さて、預言者イザヤは、「見よ、この方こそわたしたちの神。わたしたちは待ち望んでいた。この方がわたしたちを救って下さる。この方こそわたしたちが待ち望んでいた主」(9)と,くどい位に強調しているが、私たちはこの言葉をイエスと結びつけて理解することが許されるであろう。旧約時代の人々が信じていた「正義の神」は、イエスによって初めてその全貌を現したのだに。苦しむ人の重荷を共に担って下さったイエス。絶望と死を潜り抜けて新しい「いのち」へと復活したイエス。このイエスにおいて、「すべての民の顔を包んでいた布と、すべての国を覆っていた布」は取り除かれ、死は永久に滅ぼされ、すべての顔から涙がぬぐわれた。イザヤが「見よ、この方こそわたしたちの神」、「この方こそわたしたちが待ち望んでいた主」と言うのは、正にイエスのことではないか。

今日のテキスト(ヨハネ福音書10章)は、イエスが「良い羊飼い」であると言っているが、これもその意味で理解できよう。

「良い羊飼い」とは、のどかで牧歌的な物語などではない。ここでは何よりも、イエスは「悪い盗人」とは正反対の存在だと言われているのである。
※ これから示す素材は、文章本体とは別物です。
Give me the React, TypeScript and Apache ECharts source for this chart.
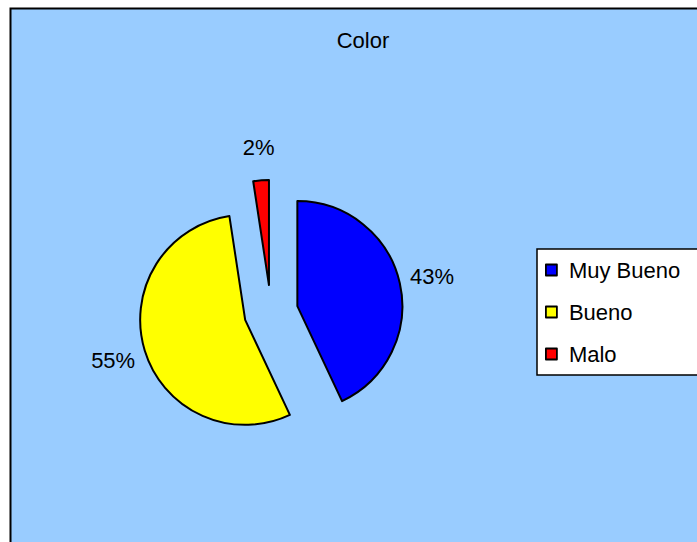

彼は、「盗んだり、屠ったり、滅ぼしたりする」盗人の仕業をはっきり否定した上で、「わたしが来たのは、羊が命を受けるため、しかも豊かに受けるためである」(10)と言う。そのために彼は命を捨てる。この意味で彼は「良い羊飼い」と言われる。この思想はエゼキエル書34章の延長線上にあると言っていいであろう。

エゼキエルは、先ず、当時の政治的・宗教的指導者たちを痛烈に批判して、「自分自身を養うイスラエルの牧者たち」とこき下ろした。「牧者は群れを養うべきではないか。お前たちは乳を飲み、羊毛を身にまとい、肥えた動物を屠るが、群れを養おうとはしない。お前たちは弱いものを強めず、病めるものをいやさず、傷ついたものを包んでやらなかった。また、追われたものを連れ戻さず、失われたものを探し求めず、かえって力ずくで、苛酷に群れを支配した」(2-4節)
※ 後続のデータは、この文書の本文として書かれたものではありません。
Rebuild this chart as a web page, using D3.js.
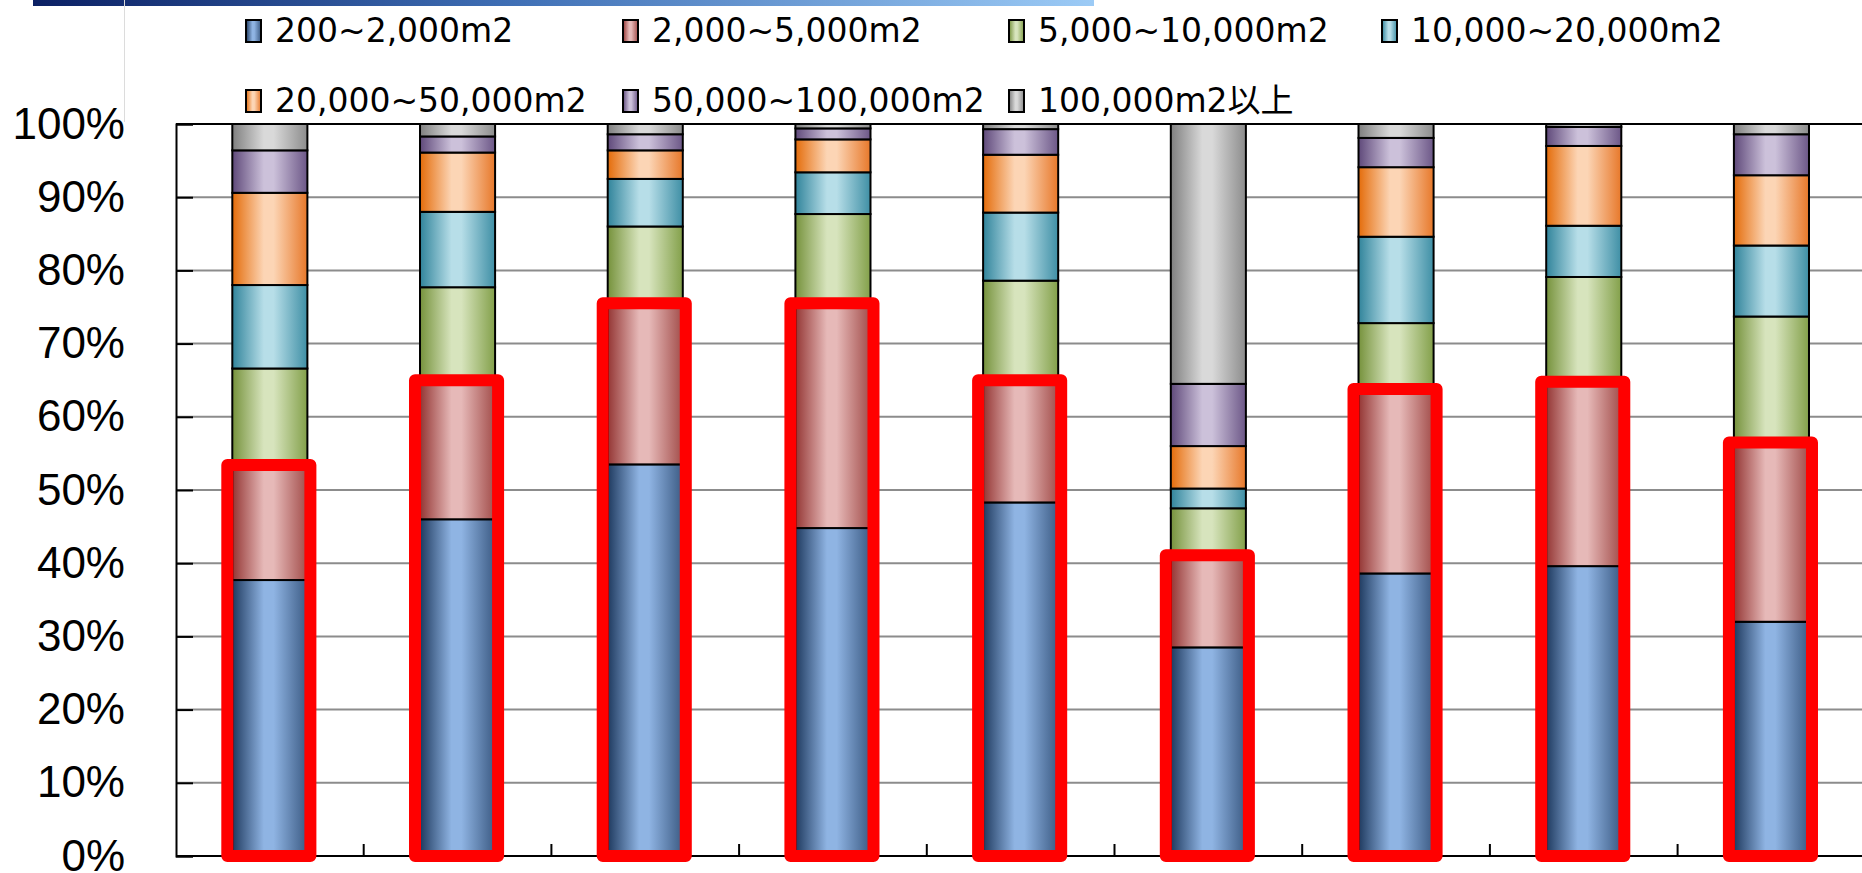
<!DOCTYPE html>
<html>
<head>
<meta charset="utf-8">
<script src="https://cdn.jsdelivr.net/npm/d3@7/dist/d3.min.js"></script>
<style>
  html, body { margin: 0; padding: 0; background: #ffffff; }
  svg { display: block; }
</style>
</head>
<body>
<script>
// Share of sites by floor-area bracket, 100% stacked per category
const categories = ["A", "B", "C", "D", "E", "F", "G", "H", "I"];
const seriesNames = [
  "200~2,000m2", "2,000~5,000m2", "5,000~10,000m2", "10,000~20,000m2",
  "20,000~50,000m2", "50,000~100,000m2", "100,000m2以上"
];
const area200to2000      = [37.7, 46.0, 53.5, 44.8, 48.3, 28.5, 38.6, 39.6, 32.0];
const area2000to5000     = [15.7, 19.0, 22.0, 30.7, 16.7, 12.6, 25.2, 25.2, 24.5];
const area5000to10000    = [13.2, 12.7, 10.5, 12.2, 13.6,  6.4,  9.0, 14.3, 17.2];
const area10000to20000   = [11.4, 10.3,  6.5,  5.7,  9.3,  2.7, 11.8,  7.0,  9.7];
const area20000to50000   = [12.6,  8.1,  3.9,  4.5,  7.9,  5.8,  9.5, 10.9,  9.6];
const area50000to100000  = [ 5.8,  2.2,  2.2,  1.5,  3.5,  8.5,  4.0,  2.6,  5.6];
const area100000plus     = [ 3.6,  1.7,  1.4,  0.6,  0.7, 35.5,  1.9,  0.4,  1.4];
const yTickValues = [0, 10, 20, 30, 40, 50, 60, 70, 80, 90, 100];
const yTickLabels = ["0%", "10%", "20%", "30%", "40%", "50%", "60%", "70%", "80%", "90%", "100%"];
// number of bottom series enclosed by the red frame
const framedSeriesCount = 2;

const seriesValues = [area200to2000, area2000to5000, area5000to10000, area10000to20000,
                      area20000to50000, area50000to100000, area100000plus];

// light centre / dark edge colours for the cylinder-like shading
const shades = [
  { light: "#8fb4e3", dark: "#1f3a5f", right: "#3c5b84" },
  { light: "#e6b9b8", dark: "#943634", right: "#a24d4a" },
  { light: "#d7e4bd", dark: "#76923c", right: "#83a04a" },
  { light: "#b7dee8", dark: "#31849b", right: "#3f8fa5" },
  { light: "#fcd5b5", dark: "#e46c0a", right: "#e7782a" },
  { light: "#ccc1da", dark: "#5f497a", right: "#6c5787" },
  { light: "#d9d9d9", dark: "#7f7f7f", right: "#8c8c8c" }
];

const W = 1862, H = 873;
const plot = { left: 176, top: 124, bottom: 856, right: 176 + 9 * 187.7 };

const svg = d3.select("body").append("svg")
  .attr("width", W).attr("height", H)
  .attr("viewBox", `0 0 ${W} ${H}`);

const defs = svg.append("defs");
shades.forEach((s, i) => {
  const g = defs.append("linearGradient")
    .attr("id", "grad" + i)
    .attr("x1", "0").attr("y1", "0").attr("x2", "1").attr("y2", "0");
  g.append("stop").attr("offset", "0").attr("stop-color", s.dark);
  g.append("stop").attr("offset", "0.42").attr("stop-color", s.light);
  g.append("stop").attr("offset", "0.55").attr("stop-color", s.light);
  g.append("stop").attr("offset", "1").attr("stop-color", s.right);
});
const header = defs.append("linearGradient")
  .attr("id", "headerGrad")
  .attr("x1", "0").attr("y1", "0").attr("x2", "1").attr("y2", "0");
header.append("stop").attr("offset", "0").attr("stop-color", "#0b2064");
header.append("stop").attr("offset", "0.45").attr("stop-color", "#3f6fb5");
header.append("stop").attr("offset", "1").attr("stop-color", "#9ccbf6");

// slide header strip and divider
svg.append("rect").attr("x", 33).attr("y", 0).attr("width", 1061).attr("height", 6)
  .attr("fill", "url(#headerGrad)");
svg.append("line").attr("x1", 124.5).attr("x2", 124.5).attr("y1", 0).attr("y2", 122)
  .attr("stroke", "#dcdcdc").attr("stroke-width", 1);

// scales
const x = d3.scaleBand().domain(categories)
  .range([plot.left, plot.right]).paddingInner(0.6).paddingOuter(0.3);
const y = d3.scaleLinear().domain([0, 100]).range([plot.bottom, plot.top]);

// gridlines
svg.append("g").selectAll("line")
  .data(yTickValues.filter(v => v > 0 && v < 100))
  .join("line")
  .attr("x1", plot.left).attr("x2", plot.right)
  .attr("y1", d => y(d)).attr("y2", d => y(d))
  .attr("stroke", "#8c8c8c").attr("stroke-width", 2);

// stacked bars
const table = categories.map((c, i) => {
  const row = { category: c };
  seriesNames.forEach((s, k) => { row[s] = seriesValues[k][i]; });
  return row;
});
const stacked = d3.stack().keys(seriesNames)(table);

svg.append("g").selectAll("g")
  .data(stacked)
  .join("g")
  .attr("fill", (d, i) => `url(#grad${i})`)
  .selectAll("rect")
  .data(d => d)
  .join("rect")
  .attr("x", d => x(d.data.category))
  .attr("width", x.bandwidth())
  .attr("y", d => y(d[1]))
  .attr("height", d => y(d[0]) - y(d[1]))
  .attr("stroke", "#000").attr("stroke-width", 2);

// axes
const yAxis = d3.axisLeft(y).tickValues(yTickValues)
  .tickFormat((d, i) => yTickLabels[i]).tickSize(-17).tickPadding(51);
const gy = svg.append("g").attr("transform", `translate(${plot.left},0)`).call(yAxis);
gy.select(".domain").attr("stroke", "#000").attr("stroke-width", 2);
gy.selectAll(".tick line").attr("stroke", "#000").attr("stroke-width", 2);
gy.selectAll(".tick text")
  .attr("font-family", "'Liberation Sans', Arial, sans-serif")
  .attr("font-size", 44).attr("fill", "#000");

const boundaries = categories.map(c => x(c) - x.step() * x.paddingOuter());
svg.append("g").selectAll("line")
  .data(boundaries.slice(1))
  .join("line")
  .attr("x1", d => d).attr("x2", d => d)
  .attr("y1", plot.bottom).attr("y2", plot.bottom - 12)
  .attr("stroke", "#000").attr("stroke-width", 2);
svg.append("line").attr("x1", plot.left).attr("x2", plot.right)
  .attr("y1", plot.bottom).attr("y2", plot.bottom)
  .attr("stroke", "#000").attr("stroke-width", 2);
svg.append("line").attr("x1", plot.left).attr("x2", plot.right)
  .attr("y1", plot.top).attr("y2", plot.top)
  .attr("stroke", "#000").attr("stroke-width", 2);

// red frames around the smaller brackets
const framed = stacked[framedSeriesCount - 1];
svg.append("g").selectAll("rect")
  .data(framed)
  .join("rect")
  .attr("x", d => x(d.data.category) - 5)
  .attr("width", x.bandwidth() + 8)
  .attr("y", d => y(d[1]))
  .attr("height", d => y(0) - y(d[1]))
  .attr("fill", "none")
  .attr("stroke", "#ff0000").attr("stroke-width", 12)
  .attr("stroke-linejoin", "round");

// legend
const legendTextX = [275, 652, 1038, 1411];
const legendBaseline = [42, 112];
const legend = svg.append("g").selectAll("g")
  .data(seriesNames)
  .join("g")
  .attr("transform", (d, i) => `translate(${legendTextX[i % 4]},${legendBaseline[Math.floor(i / 4)]})`);
legend.append("rect")
  .attr("x", -29).attr("y", -22).attr("width", 15).attr("height", 22)
  .attr("fill", (d, i) => `url(#grad${i})`)
  .attr("stroke", "#000").attr("stroke-width", 2);
legend.append("text")
  .attr("x", 0).attr("y", 0)
  .attr("font-family", "'DejaVu Sans', 'Noto Sans CJK JP', sans-serif")
  .attr("font-size", 33).attr("fill", "#000")
  .text(d => d);
</script>
</body>
</html>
この言葉は現代にもそのまま当てはまる。この世の指導者たちはしばしば自分のことしか考えていない、とエゼキエルは言うが、今もその通りではないか。戦争を始めて多くの人々のいのちを奪い、その生活を平気で破壊している現代の政治家たちは、ここを読んで戦慄しなければならない!もちろん、一般市民を巻き添えにしてはばからない過激派の指導者たちも同様である。ヨハネは、権力者たちは「悪い盗人」のように民衆のつつましい暮らしの基盤である羊を勝手に「盗んだり、屠ったり、滅ぼしたり」している、と言うが、これこそこの世の現実に他ならない。

 しかし、エゼキエルは、心に染み入るような優しさで、主なる神が自ら群れを養って下さると言う。「わたしがわたしの群れを養い、憩わせる、と主なる神は言われる。わたしは失われたものを尋ね求め、追われたものを連れ戻し、傷ついたものを包み、弱ったものを強くする」(15-16)。これが聖書の神なのだ。この神は、やがて「一人の牧者を起こし、彼らを牧させる」(23) と約束する。そして、この約束はイエスにおいて実現したのである。

私たちのために命を捨てた「良い羊飼い」イエス。捨てた命を「再び受けた」イエス。十字架の絶望が復活の喜びに変わるということを私たちに先立って経験されたイエス。囲いの外の羊も含めて、すべての羊を一つの群れとして慈しむ「良い羊飼い」イエス。彼こそ、「一人の牧者を起こし、彼らを牧させる」と言った旧約の預言の成就に他ならない。この困難な世で生き抜くための支えはここにある。